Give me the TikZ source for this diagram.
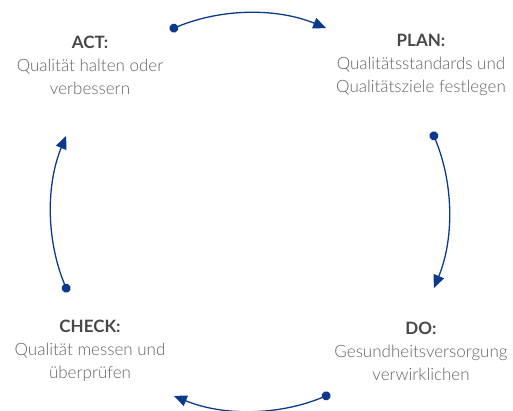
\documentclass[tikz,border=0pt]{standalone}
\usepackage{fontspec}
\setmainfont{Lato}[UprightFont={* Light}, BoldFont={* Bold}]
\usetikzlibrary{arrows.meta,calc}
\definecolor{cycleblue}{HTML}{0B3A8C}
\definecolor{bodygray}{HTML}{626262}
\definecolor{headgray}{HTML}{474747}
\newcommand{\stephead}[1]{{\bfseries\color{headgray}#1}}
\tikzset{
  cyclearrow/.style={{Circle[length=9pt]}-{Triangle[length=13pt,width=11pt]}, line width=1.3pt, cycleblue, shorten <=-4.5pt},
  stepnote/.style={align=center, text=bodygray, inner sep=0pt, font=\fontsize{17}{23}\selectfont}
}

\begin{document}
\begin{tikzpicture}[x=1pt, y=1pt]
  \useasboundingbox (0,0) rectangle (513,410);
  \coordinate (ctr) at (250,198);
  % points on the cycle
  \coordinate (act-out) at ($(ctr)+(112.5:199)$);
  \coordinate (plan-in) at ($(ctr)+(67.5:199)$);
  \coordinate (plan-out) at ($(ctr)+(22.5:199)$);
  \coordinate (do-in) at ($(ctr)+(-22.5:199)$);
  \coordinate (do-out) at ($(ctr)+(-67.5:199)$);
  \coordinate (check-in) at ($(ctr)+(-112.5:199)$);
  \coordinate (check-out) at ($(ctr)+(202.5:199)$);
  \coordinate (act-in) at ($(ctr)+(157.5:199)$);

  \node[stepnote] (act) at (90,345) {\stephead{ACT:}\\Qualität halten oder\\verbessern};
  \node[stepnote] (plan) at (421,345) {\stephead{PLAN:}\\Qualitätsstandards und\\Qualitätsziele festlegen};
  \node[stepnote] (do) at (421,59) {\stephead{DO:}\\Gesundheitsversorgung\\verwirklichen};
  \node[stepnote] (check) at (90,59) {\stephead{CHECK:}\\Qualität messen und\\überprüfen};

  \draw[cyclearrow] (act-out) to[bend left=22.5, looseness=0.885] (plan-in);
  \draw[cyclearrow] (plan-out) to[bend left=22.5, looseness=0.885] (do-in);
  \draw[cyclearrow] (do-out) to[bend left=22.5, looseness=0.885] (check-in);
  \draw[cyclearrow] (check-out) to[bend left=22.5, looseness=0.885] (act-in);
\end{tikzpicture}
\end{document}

* * *

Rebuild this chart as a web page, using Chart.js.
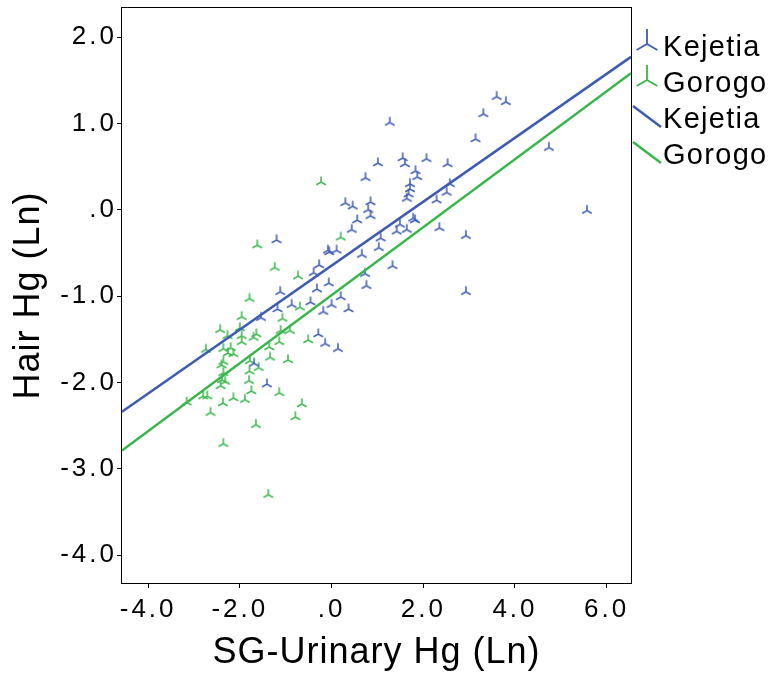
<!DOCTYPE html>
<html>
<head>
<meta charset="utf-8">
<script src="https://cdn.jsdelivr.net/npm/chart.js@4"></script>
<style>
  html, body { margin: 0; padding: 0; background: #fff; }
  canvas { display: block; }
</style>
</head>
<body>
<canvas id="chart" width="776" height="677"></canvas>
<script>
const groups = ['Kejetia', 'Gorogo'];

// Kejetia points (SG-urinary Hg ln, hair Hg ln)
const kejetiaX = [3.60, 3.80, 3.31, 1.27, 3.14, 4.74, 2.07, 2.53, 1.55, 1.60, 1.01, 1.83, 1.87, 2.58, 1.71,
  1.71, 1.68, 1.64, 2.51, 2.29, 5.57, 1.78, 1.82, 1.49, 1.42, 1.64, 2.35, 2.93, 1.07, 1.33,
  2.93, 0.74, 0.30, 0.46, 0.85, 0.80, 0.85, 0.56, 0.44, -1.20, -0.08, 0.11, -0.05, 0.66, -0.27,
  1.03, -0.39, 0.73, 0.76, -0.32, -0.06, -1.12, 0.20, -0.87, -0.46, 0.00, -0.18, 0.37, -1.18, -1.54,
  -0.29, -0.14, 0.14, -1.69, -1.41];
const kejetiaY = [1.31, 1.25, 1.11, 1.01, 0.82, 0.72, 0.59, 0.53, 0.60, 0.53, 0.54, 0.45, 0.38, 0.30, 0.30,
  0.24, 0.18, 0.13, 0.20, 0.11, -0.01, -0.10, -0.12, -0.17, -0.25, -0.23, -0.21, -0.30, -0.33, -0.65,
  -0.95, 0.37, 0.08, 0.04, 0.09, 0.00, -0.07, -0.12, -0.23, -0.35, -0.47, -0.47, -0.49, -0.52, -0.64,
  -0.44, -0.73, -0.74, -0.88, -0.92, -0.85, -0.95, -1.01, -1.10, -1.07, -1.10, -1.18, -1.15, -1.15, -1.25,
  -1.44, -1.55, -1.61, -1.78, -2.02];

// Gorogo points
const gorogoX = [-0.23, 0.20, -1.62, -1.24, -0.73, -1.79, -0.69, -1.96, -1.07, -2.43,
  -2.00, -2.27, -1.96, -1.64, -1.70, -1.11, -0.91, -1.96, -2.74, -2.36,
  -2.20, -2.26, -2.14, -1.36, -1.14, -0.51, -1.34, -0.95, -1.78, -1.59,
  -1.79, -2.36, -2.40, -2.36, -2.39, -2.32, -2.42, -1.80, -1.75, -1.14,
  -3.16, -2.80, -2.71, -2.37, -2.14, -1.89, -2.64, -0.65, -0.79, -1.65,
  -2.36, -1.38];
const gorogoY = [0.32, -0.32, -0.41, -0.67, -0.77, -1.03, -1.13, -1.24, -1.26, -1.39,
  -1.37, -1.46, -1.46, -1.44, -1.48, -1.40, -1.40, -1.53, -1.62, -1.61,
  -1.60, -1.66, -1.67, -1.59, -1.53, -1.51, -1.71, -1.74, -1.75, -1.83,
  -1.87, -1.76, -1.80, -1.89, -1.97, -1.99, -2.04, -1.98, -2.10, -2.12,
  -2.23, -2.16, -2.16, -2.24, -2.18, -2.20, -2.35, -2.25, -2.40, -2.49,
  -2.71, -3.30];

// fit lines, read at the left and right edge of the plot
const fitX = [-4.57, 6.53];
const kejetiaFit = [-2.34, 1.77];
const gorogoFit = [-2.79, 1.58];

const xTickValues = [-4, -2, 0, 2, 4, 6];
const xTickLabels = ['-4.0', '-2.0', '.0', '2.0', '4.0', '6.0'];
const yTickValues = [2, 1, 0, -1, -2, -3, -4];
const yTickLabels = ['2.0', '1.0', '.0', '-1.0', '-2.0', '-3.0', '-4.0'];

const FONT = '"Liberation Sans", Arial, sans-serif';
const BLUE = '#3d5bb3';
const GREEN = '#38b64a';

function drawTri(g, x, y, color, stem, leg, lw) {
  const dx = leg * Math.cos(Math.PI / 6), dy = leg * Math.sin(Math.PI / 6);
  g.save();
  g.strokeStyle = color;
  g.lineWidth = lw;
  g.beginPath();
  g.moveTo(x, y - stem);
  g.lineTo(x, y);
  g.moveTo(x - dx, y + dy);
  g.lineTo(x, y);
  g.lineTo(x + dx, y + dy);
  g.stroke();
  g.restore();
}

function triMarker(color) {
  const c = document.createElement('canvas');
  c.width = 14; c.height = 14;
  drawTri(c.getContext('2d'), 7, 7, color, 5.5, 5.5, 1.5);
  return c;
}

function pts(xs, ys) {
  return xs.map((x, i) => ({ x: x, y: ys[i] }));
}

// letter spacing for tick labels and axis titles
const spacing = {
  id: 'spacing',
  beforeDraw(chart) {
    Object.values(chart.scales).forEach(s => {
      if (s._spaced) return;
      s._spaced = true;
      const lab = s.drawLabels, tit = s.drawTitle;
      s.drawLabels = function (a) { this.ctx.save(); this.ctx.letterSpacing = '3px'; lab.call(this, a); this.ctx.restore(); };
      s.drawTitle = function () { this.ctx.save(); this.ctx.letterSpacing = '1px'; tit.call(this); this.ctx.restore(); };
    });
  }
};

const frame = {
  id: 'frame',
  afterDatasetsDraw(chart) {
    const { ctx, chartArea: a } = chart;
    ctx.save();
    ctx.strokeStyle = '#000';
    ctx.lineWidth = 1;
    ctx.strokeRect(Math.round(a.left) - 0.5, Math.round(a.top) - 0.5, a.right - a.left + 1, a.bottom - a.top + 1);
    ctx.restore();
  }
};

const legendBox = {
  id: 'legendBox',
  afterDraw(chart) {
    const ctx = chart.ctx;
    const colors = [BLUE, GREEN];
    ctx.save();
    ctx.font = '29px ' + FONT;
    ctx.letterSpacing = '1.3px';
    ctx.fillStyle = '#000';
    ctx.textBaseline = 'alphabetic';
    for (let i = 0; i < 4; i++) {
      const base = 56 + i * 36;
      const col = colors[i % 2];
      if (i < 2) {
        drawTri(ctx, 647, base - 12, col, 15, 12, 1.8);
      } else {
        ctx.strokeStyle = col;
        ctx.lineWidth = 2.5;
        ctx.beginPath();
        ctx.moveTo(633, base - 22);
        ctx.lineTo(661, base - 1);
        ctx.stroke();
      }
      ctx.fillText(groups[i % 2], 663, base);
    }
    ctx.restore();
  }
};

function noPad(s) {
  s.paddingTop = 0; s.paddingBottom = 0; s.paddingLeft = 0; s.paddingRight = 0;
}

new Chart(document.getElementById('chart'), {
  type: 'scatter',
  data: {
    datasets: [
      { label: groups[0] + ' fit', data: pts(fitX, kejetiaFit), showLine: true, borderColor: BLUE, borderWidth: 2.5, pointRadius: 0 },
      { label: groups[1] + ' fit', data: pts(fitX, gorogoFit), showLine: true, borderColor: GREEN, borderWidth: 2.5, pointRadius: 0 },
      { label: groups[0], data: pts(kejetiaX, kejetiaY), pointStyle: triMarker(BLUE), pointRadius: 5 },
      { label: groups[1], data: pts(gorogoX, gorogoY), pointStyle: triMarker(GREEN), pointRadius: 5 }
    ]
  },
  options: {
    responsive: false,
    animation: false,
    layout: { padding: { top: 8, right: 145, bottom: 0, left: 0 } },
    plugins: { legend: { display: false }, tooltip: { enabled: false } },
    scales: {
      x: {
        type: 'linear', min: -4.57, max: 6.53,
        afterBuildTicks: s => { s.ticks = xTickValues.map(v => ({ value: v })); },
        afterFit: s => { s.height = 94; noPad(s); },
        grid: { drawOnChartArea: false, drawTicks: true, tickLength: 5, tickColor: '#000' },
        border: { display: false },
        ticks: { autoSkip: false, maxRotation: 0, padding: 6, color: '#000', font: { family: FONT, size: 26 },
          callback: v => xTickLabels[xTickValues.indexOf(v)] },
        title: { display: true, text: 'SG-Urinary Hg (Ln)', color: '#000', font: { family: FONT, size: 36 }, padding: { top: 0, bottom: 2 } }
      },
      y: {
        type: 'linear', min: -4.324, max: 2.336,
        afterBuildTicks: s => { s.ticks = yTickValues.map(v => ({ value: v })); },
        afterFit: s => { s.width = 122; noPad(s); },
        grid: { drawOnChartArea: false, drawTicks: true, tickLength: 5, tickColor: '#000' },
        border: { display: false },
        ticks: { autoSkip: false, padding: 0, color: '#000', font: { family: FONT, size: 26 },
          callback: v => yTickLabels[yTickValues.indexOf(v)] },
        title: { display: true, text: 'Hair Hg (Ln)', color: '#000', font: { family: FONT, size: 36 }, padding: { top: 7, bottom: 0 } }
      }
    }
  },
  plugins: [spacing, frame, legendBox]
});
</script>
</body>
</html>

■ **Stated task**
Repeat only the lines running from "Rebuild this chart" to "const groups = ['Kejetia', 'Gorogo'];", ends included, and leave the pictures out.

■ **Output of the task**
Rebuild this chart as a web page, using Chart.js.
<!DOCTYPE html>
<html>
<head>
<meta charset="utf-8">
<script src="https://cdn.jsdelivr.net/npm/chart.js@4"></script>
<style>
  html, body { margin: 0; padding: 0; background: #fff; }
  canvas { display: block; }
</style>
</head>
<body>
<canvas id="chart" width="776" height="677"></canvas>
<script>
const groups = ['Kejetia', 'Gorogo'];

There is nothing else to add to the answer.